Deepfakes and AI-driven tactics are reshaping the fraud landscape, enabling attackers to spoof identities with terrifying efficiency. As biometric data becomes central to seamless digital identity, it has also become a premier target.
The UK’s National Cyber Security Centre is now prioritising deepfake threats, reflecting a reality where traditional biometric systems are no longer the unhackable fortresses they once were.
Hacking biometric systems previously required deep technical expertise and specialist hardware. Today, generative AI has lowered the barrier to entry. "Selfie with ID" bundles used to defeat onboarding checks are already high-value commodities on dark web forums, where criminals use generative AI to create hybrid identities - blending stolen biometric traits with synthetic modifications.
The limitations of traditional biometrics
From a business perspective, the contradiction when it comes to biometrics is clear: what makes this data attractive for security also makes it dangerous. Unlike a password or a credit card, biometric traits cannot be naturally reset or reissued. If your facial template is leaked from a central database, that credential is compromised for life.
To mitigate this, many organisations have turned to "sharding" - splitting a user’s data into fragments and distributing it across multiple servers. However, because vendors often control the entire infrastructure, the trust model remains effectively centralised. If the vendor's ecosystem is breached, the shards can be reconstituted, leaving the user vulnerable.
Redefining digital identity with zero-knowledge biometrics
Zero-knowledge biometrics invert this traditional model by using advanced cryptography to confirm identity without ever exposing the underlying data. This approach relies on a mathematical process where one party can prove to another that they possess a specific piece of information - in this case, a matching biometric scan - without actually revealing the information itself.
Instead of sending a facial image to a server to be checked, the user’s device generates cryptographic proof that the live scan matches the stored record.
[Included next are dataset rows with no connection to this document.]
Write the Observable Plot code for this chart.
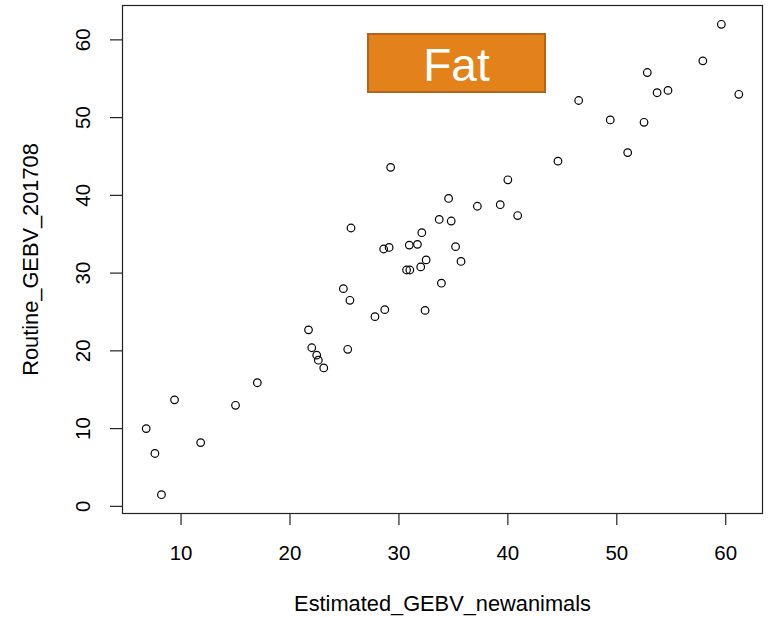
<!DOCTYPE html>
<html>
<head>
<meta charset="utf-8">
<script src="https://cdn.jsdelivr.net/npm/d3@7"></script>
<script src="https://cdn.jsdelivr.net/npm/@observablehq/plot@0.6"></script>
<style>
  html, body { margin: 0; padding: 0; background: #fff; }
  #wrap { position: relative; width: 769px; height: 617px; }
  #tag {
    position: absolute; left: 367px; top: 33px; width: 179px; height: 60px;
    box-sizing: border-box; background: #E3821A; border: 2px solid #B2631C;
    color: #fff; font-family: "Liberation Sans", Arial, sans-serif; font-size: 46px;
    line-height: 56px; text-align: center; padding-top: 2px;
  }
</style>
</head>
<body>
<div id="wrap"></div>
<script>
// Estimated GEBV (new animals) vs routine GEBV (201708) for Fat
const estimated = [6.8, 7.6, 8.2, 9.4, 11.8, 15.0, 17.0, 21.7, 22.0, 22.45, 22.6, 23.1, 25.3, 25.5, 24.9,
  27.8, 28.7, 32.4, 33.9, 30.7, 31.0, 32.0, 32.5, 35.7, 35.2, 28.6, 29.1, 30.95, 31.7, 32.1, 25.6,
  33.7, 34.8, 34.56, 37.2, 39.3, 40.9, 40.0, 29.24, 44.6, 51.0, 49.4, 52.5, 46.5, 53.7, 54.7, 61.2,
  52.8, 57.9, 59.6];
const routine = [10.0, 6.8, 1.5, 13.7, 8.2, 13.0, 15.9, 22.7, 20.4, 19.45, 18.8, 17.8, 20.2, 26.5, 28.0,
  24.4, 25.3, 25.2, 28.7, 30.4, 30.4, 30.8, 31.7, 31.5, 33.4, 33.1, 33.3, 33.6, 33.7, 35.2, 35.8,
  36.9, 36.7, 39.6, 38.6, 38.8, 37.4, 42.0, 43.6, 44.4, 45.5, 49.7, 49.4, 52.2, 53.2, 53.5, 53.0,
  55.8, 57.3, 62.0];
const xTicks = [10, 20, 30, 40, 50, 60];
const yTicks = [0, 10, 20, 30, 40, 50, 60];
const xTitle = "Estimated_GEBV_newanimals";
const yTitle = "Routine_GEBV_201708";
const tagText = "Fat";

const points = estimated.map((x, i) => ({x, y: routine[i]}));
// R-style 4% axis extension
const pad = ([a, b]) => [a - 0.04 * (b - a), b + 0.04 * (b - a)];
const xDom = pad(d3.extent(estimated));
const yDom = pad(d3.extent(routine));

const chart = Plot.plot({
  width: 769, height: 617,
  marginLeft: 122, marginRight: 7, marginTop: 5, marginBottom: 104,
  style: {fontFamily: "'Liberation Sans', Arial, sans-serif", fontSize: "20.5px", color: "#000", background: "#fff"},
  x: {domain: xDom},
  y: {domain: yDom},
  marks: [
    Plot.frame({stroke: "#222", strokeWidth: 1.2}),
    Plot.axisX({ticks: xTicks, tickSize: 12, tickPadding: 20, label: null, stroke: "#222", strokeWidth: 1.2, fontSize: 20.5}),
    Plot.axisY({ticks: yTicks, tickSize: 12, tickPadding: 21, tickRotate: -90, label: null, stroke: "#222", strokeWidth: 1.2, fontSize: 20.5}),
    Plot.dot(points, {x: "x", y: "y", r: 3.8, stroke: "#000", fill: "none", strokeWidth: 1.2}),
    Plot.text([xTitle], {text: d => d, frameAnchor: "bottom", dy: 97, lineAnchor: "bottom", fontSize: 21.8}),
    Plot.text([yTitle], {text: d => d, frameAnchor: "left", textAnchor: "middle", dx: -85, rotate: -90, lineAnchor: "bottom", fontSize: 21.8})
  ]
});
const wrap = document.getElementById("wrap");
wrap.appendChild(chart);
const tag = document.createElement("div");
tag.id = "tag";
tag.textContent = tagText;
wrap.appendChild(tag);
</script>
</body>
</html>
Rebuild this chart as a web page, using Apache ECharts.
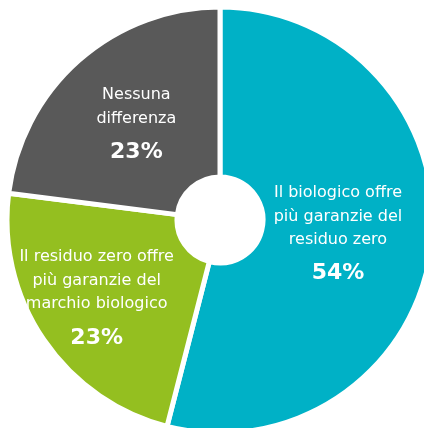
<!DOCTYPE html>
<html>
<head>
<meta charset="utf-8">
<script src="https://cdn.jsdelivr.net/npm/echarts@6/dist/echarts.min.js"></script>
<style>
  html, body { margin: 0; padding: 0; background: #fff; }
  #chart { width: 424px; height: 428px; }
</style>
</head>
<body>
<div id="chart"></div>
<script>
// answers (clockwise from 12 o'clock)
var categories = [
  "Il biologico offre\npiù garanzie del\nresiduo zero",
  "Il residuo zero offre\npiù garanzie del\nmarchio biologico",
  "Nessuna\ndifferenza"
];
var values = [54, 23, 23];
var colors = ["#00b1c6", "#94bf20", "#595959"];

// small nudges so the labels sit where the original has them
var labelShift = [[-12, 2], [-15, 9], [3, 7]];

var myChart = echarts.init(document.getElementById("chart"));

var option = {
  backgroundColor: "#fff",
  animation: false,
  series: [
    {
      type: "pie",
      center: [220, 220],
      radius: [43, 213],
      startAngle: 90,
      clockwise: true,
      itemStyle: {
        borderColor: "#fff",
        borderWidth: 5
      },
      label: {
        show: true,
        position: "inside",
        formatter: function (p) {
          return "{t|" + p.name + "}\n{p|" + p.value + "%}";
        },
        rich: {
          t: {
            color: "#fff",
            fontFamily: "DejaVu Sans",
            fontSize: 16,
            lineHeight: 23.5,
            align: "center"
          },
          p: {
            color: "#fff",
            fontFamily: "DejaVu Sans",
            fontWeight: "bold",
            fontSize: 22,
            lineHeight: 44,
            align: "center"
          }
        }
      },
      labelLine: { show: false },
      labelLayout: function (params) {
        var s = labelShift[params.dataIndex];
        return { dx: s[0], dy: s[1] };
      },
      emphasis: { disabled: true },
      data: categories.map(function (c, i) {
        return { name: c, value: values[i], itemStyle: { color: colors[i] } };
      })
    }
  ]
};

myChart.setOption(option);
window.onresize = function () {
  myChart.resize();
};
</script>
</body>
</html>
The server verifies the validity of that proof rather than the biometric data, ensuring the actual sensitive source data never leave the user's possession.
The solution to the permanent leak problem
One of the most significant breakthroughs of this technology is the concept of cancellable biometrics. Because the system operates on encrypted tokens rather than raw images, an organisation can simply revoke a compromised token and issue a new one. This allows a user to effectively reset their biometric identity without needing a new face or fingerprint, solving the greatest inherent flaw of biometric authentication.
Furthermore, zero-knowledge approaches allow for continuous re-verification. Rather than a one-time check at login, these proofs can silently verify a user’s identity before a high-value transaction without requiring the user to stop and re-scan, maintaining both security and a seamless user experience.
Building resilient identity systems
As biometric data potentially becomes worth more than traditional financial assets, the risks of the status quo are unsustainable. Organisations must move away from centralised data storage and toward a model where privacy is a mathematical certainty.
Transitioning to a zero-knowledge framework is no longer just a privacy preference; it is a critical requirement for resilience in the AI era. By adopting these architectures, businesses can ensure that a single data breach does not result in a lifetime of identity compromise for their users.